Aiming to produce a trade book for a wide academic and popular audience, we will grapple with questions about the constitutional form that the Union should take, especially arguments over devolution, and the underpinnings of it, sometimes dubbed Britishness. With a Postdoctoral Research Assistant, we will draw on a rich archival base, including hitherto un-used sources. Concentrating on political ideas, but placing them in the context of party politics, we will investigate the impact of disputes over membership of the European Community/European Union, the advance of neoliberalism and the end of the Cold War.
Our public and academic impact strategy includes: a public conference at PRONI; a talk at the Linen Hall Library; a workshop at the National Library of Wales; and a History & Policy event, featuring a recorded ‘witness seminar’ with politicians active in the late twentieth century.
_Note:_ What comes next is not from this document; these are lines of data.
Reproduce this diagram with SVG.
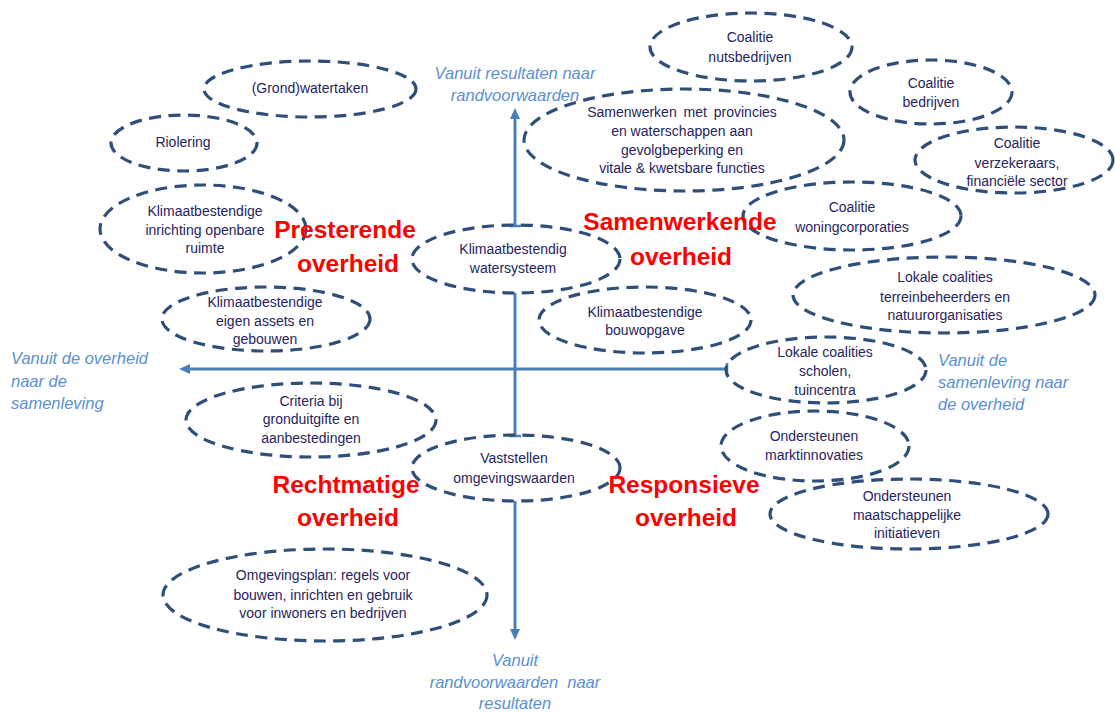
<svg xmlns="http://www.w3.org/2000/svg" width="1115" height="713" viewBox="0 0 1115 713">
<style>
.n ellipse{fill:none;stroke:#2f4f79;stroke-width:3.2;stroke-dasharray:12 7.5}
.n text{font-family:"Liberation Sans",Arial,sans-serif;font-size:14px;fill:#26245e;text-anchor:middle}
.ax{stroke:#4a7ebb;stroke-width:3;fill:none}
.tk{stroke:#4a7ebb;stroke-width:2.5;fill:none}
.red{font-family:"Liberation Sans",Arial,sans-serif;font-size:24.5px;font-weight:bold;fill:#ff0000;text-anchor:middle}
.blu{font-family:"Liberation Sans",Arial,sans-serif;font-size:16.5px;font-style:italic;fill:#5b8fd2}
.c{text-anchor:middle}
</style>
<defs>
<marker id="ah" markerUnits="userSpaceOnUse" markerWidth="12" markerHeight="12" viewBox="0 0 12 12" refX="2" refY="6" orient="auto">
<path d="M0,1 L11,6 L0,11 Z" fill="#4a7ebb"/>
</marker>
</defs>
<rect width="1115" height="713" fill="#ffffff"/>
<g id="connectors">
<line class="ax" x1="515" y1="226" x2="515" y2="117" marker-end="url(#ah)"/>
<line class="ax" x1="515" y1="293" x2="515" y2="436"/>
<line class="ax" x1="515" y1="501" x2="515" y2="631" marker-end="url(#ah)"/>
<line class="ax" x1="727" y1="369" x2="188" y2="369" marker-end="url(#ah)"/>
<line class="tk" x1="509" y1="226" x2="521" y2="226"/>
<line class="tk" x1="509" y1="436" x2="521" y2="436"/>
<line class="tk" x1="727" y1="363" x2="727" y2="375"/>
</g>
<g id="n-grond" class="n"><ellipse cx="310" cy="89" rx="106" ry="28"/><text x="310" y="93">(Grond)watertaken</text></g>
<g id="n-riolering" class="n"><ellipse cx="184" cy="143" rx="73" ry="28"/><text x="183" y="147">Riolering</text></g>
<g id="n-inrichting" class="n"><ellipse cx="203" cy="229" rx="103" ry="44"/><text x="205" y="216">Klimaatbestendige</text><text x="205" y="235">inrichting openbare</text><text x="205" y="253">ruimte</text></g>
<g id="n-assets" class="n"><ellipse cx="266" cy="319" rx="104" ry="32"/><text x="265" y="307">Klimaatbestendige</text><text x="265" y="326">eigen assets en</text><text x="265" y="344">gebouwen</text></g>
<g id="n-watersysteem" class="n"><ellipse cx="516" cy="259" rx="104" ry="34"/><text x="513" y="254">Klimaatbestendig</text><text x="513" y="273">watersysteem</text></g>
<g id="n-nuts" class="n"><ellipse cx="751" cy="47" rx="101" ry="34"/><text x="750" y="42">Coalitie</text><text x="750" y="62">nutsbedrijven</text></g>
<g id="n-samenwerken" class="n"><ellipse cx="684" cy="140" rx="160" ry="51"/><text x="682" y="117" word-spacing="3">Samenwerken met provincies</text><text x="682" y="136">en waterschappen aan</text><text x="682" y="155">gevolgbeperking en</text><text x="682" y="173">vitale &amp; kwetsbare functies</text></g>
<g id="n-bedrijven" class="n"><ellipse cx="931" cy="92" rx="81" ry="32"/><text x="931" y="88">Coalitie</text><text x="931" y="107">bedrijven</text></g>
<g id="n-verzekeraars" class="n"><ellipse cx="1014" cy="160" rx="99" ry="33"/><text x="1017" y="148">Coalitie</text><text x="1017" y="168">verzekeraars,</text><text x="1017" y="186">financiële sector</text></g>
<g id="n-woning" class="n"><ellipse cx="852" cy="216" rx="109" ry="34"/><text x="852" y="212">Coalitie</text><text x="852" y="232">woningcorporaties</text></g>
<g id="n-terrein" class="n"><ellipse cx="944" cy="295" rx="151" ry="38"/><text x="945" y="282">Lokale coalities</text><text x="945" y="302">terreinbeheerders en</text><text x="945" y="320">natuurorganisaties</text></g>
<g id="n-bouwopgave" class="n"><ellipse cx="645" cy="320" rx="106" ry="33"/><text x="645" y="317">Klimaatbestendige</text><text x="645" y="335">bouwopgave</text></g>
<g id="n-scholen" class="n"><ellipse cx="826" cy="370" rx="100" ry="33"/><text x="825" y="357">Lokale coalities</text><text x="825" y="376">scholen,</text><text x="825" y="395">tuincentra</text></g>
<g id="n-markt" class="n"><ellipse cx="815" cy="446" rx="94" ry="35"/><text x="814" y="441">Ondersteunen</text><text x="814" y="460">marktinnovaties</text></g>
<g id="n-maatschappelijk" class="n"><ellipse cx="909" cy="514" rx="139" ry="35"/><text x="907" y="501">Ondersteunen</text><text x="907" y="520">maatschappelijke</text><text x="907" y="538">initiatieven</text></g>
<g id="n-criteria" class="n"><ellipse cx="311" cy="420" rx="125" ry="37"/><text x="311" y="406">Criteria bij</text><text x="311" y="424">gronduitgifte en</text><text x="311" y="443">aanbestedingen</text></g>
<g id="n-vaststellen" class="n"><ellipse cx="516" cy="468" rx="104" ry="33"/><text x="514" y="463">Vaststellen</text><text x="514" y="483">omgevingswaarden</text></g>
<g id="n-omgevingsplan" class="n"><ellipse cx="325" cy="595" rx="162" ry="46"/><text x="323" y="580">Omgevingsplan: regels voor</text><text x="323" y="600">bouwen, inrichten en gebruik</text><text x="323" y="618">voor inwoners en bedrijven</text></g>
<g id="quadrant-labels">
<text class="red" x="345" y="238">Presterende</text><text class="red" x="348" y="272">overheid</text>
<text class="red" x="680" y="230">Samenwerkende</text><text class="red" x="681" y="265">overheid</text>
<text class="red" x="346" y="493">Rechtmatige</text><text class="red" x="348" y="526">overheid</text>
<text class="red" x="684" y="493">Responsieve</text><text class="red" x="686" y="526">overheid</text>
</g>
<g id="axis-labels">
<text class="blu c" x="515" y="79">Vanuit resultaten naar</text><text class="blu c" x="515" y="101">randvoorwaarden</text>
<text class="blu" x="11" y="364">Vanuit de overheid</text><text class="blu" x="11" y="387">naar de</text><text class="blu" x="11" y="409">samenleving</text>
<text class="blu" x="938" y="366">Vanuit de</text><text class="blu" x="938" y="388">samenleving naar</text><text class="blu" x="938" y="410">de overheid</text>
<text class="blu c" x="515" y="666">Vanuit</text><text class="blu c" x="515" y="688" xml:space="preserve">randvoorwaarden  naar</text><text class="blu c" x="515" y="709">resultaten</text>
</g>
</svg>
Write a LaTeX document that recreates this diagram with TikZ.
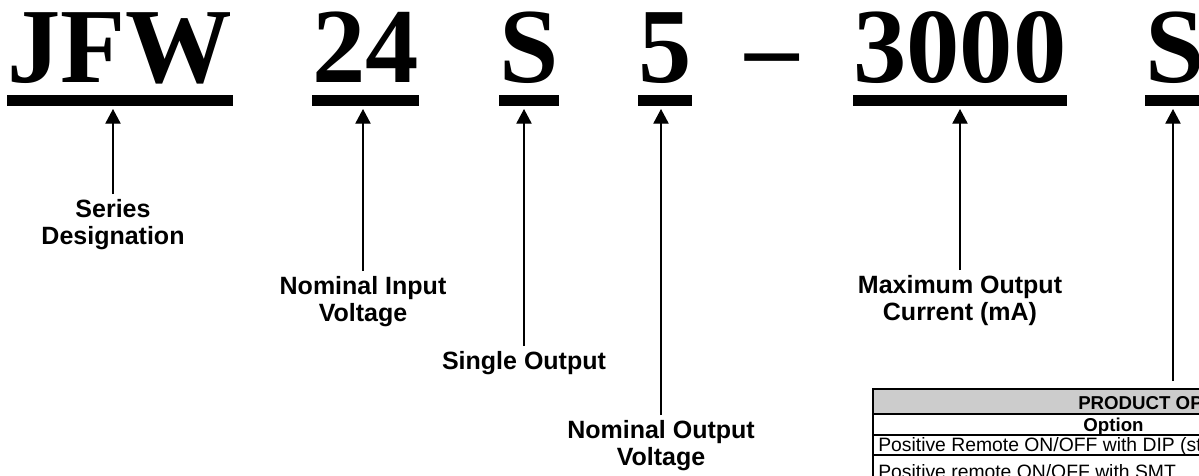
\documentclass[tikz,border=0pt]{standalone}
\usepackage{fontspec}
\setmainfont{Liberation Serif}
\setsansfont{Liberation Sans}
\usetikzlibrary{
  calc,
  arrows.meta
}

\begin{document}
\begin{tikzpicture}[
            x=0.75pt, y=-0.75pt,
            % Stili dei nodi
            code/.style={anchor=base west, inner sep=0pt, font=\bfseries\fontsize{80}{80}\selectfont},
            caption/.style={anchor=north, align=center, inner sep=4pt, font=\sffamily\bfseries\fontsize{18.75}{20.25}\selectfont},
            cell/.style={anchor=base west, inner sep=0pt, font=\sffamily\fontsize{14.5}{14.5}\selectfont},
            cellhead/.style={cell, font=\sffamily\bfseries\fontsize{14}{14}\selectfont},
            pointer/.style={line width=0.9pt, -{Triangle[length=11pt, width=11.5pt]}}
        ]
        \useasboundingbox (0,0) rectangle (1199,475);
        \clip (0,0) rectangle (1199,475);

        % Codice prodotto
        \node (jfw) [code] at (7,82) {JFW};
        \node (vin) [code] at (312,82) {24};
        \node (single) [code] at (499,82) {S};
        \node (vout) [code] at (638,82) {5};
        \node (dash) [code] at (745,82) {\textendash};
        \node (amp) [code] at (853,82) {3000};
        \node (opt) [code] at (1145,82) {S};

        % Sottolineature
        \foreach \n in {jfw,vin,single,vout,amp,opt}
          \fill ($(\n.base west)+(0,13)$) rectangle ($(\n.base east)+(0,24)$);

        % Didascalie
        \node (series) [caption] at (113,194) {Series\\Designation};
        \node (input) [caption] at (363,271) {Nominal Input\\Voltage};
        \node (out1) [caption] at (524,346) {Single Output};
        \node (output) [caption] at (661,415) {Nominal Output\\Voltage};
        \node (current) [caption] at (960,270) {Maximum Output\\Current (mA)};

        % Tabella opzioni
        \fill[gray!40] (873,389) rectangle (1260,414);
        \draw[line width=1.3pt] (873,389) rectangle (1260,520);
        \foreach \y in {414,435,455}
          \draw[line width=1.1pt] (873,\y) -- (1260,\y);
        \node (head) [cellhead] at (1078,409) {PRODUCT OPTIONS};
        \node (option) [cellhead, anchor=base] at (1113.5,431) {Option};
        \node (dip) [cell] at (878,451) {Positive Remote ON/OFF with DIP (standard)};
        \node (smt) [cell] at (878,478) {Positive remote ON/OFF with SMT};
        \coordinate (tabtop) at (1173,381);

        % Frecce
        \draw [pointer] (series.north) -- ($(series.north |- jfw.base)+(0,27)$);
        \draw [pointer] (input.north) -- ($(input.north |- vin.base)+(0,27)$);
        \draw [pointer] (out1.north) -- ($(out1.north |- single.base)+(0,27)$);
        \draw [pointer] (output.north) -- ($(output.north |- vout.base)+(0,27)$);
        \draw [pointer] (current.north) -- ($(current.north |- amp.base)+(0,27)$);
        \draw [pointer] (tabtop) -- ($(tabtop |- opt.base)+(0,27)$);

    \end{tikzpicture}
\end{document}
We will also be collaborating with the History Teachers’ Association of Northern Ireland to produce an on-line GCSE resource on Ulster Unionism in UK perspective.
Paul Corthorn is Reader in Modern British History in the School of History, Anthropology, Philosophy and Politics at Queen’s University Belfast. He is the author of Enoch Powell: Politics and Ideas in Modern Britain (Oxford University Press, 2019).
Malcolm Petrie is Lecturer in Late Modern Scottish History in the School of History at the University of St Andrews. He is the author of Politics and the People: Scotland, 1945-1979 (Edinburgh University Press, forthcoming, 2022).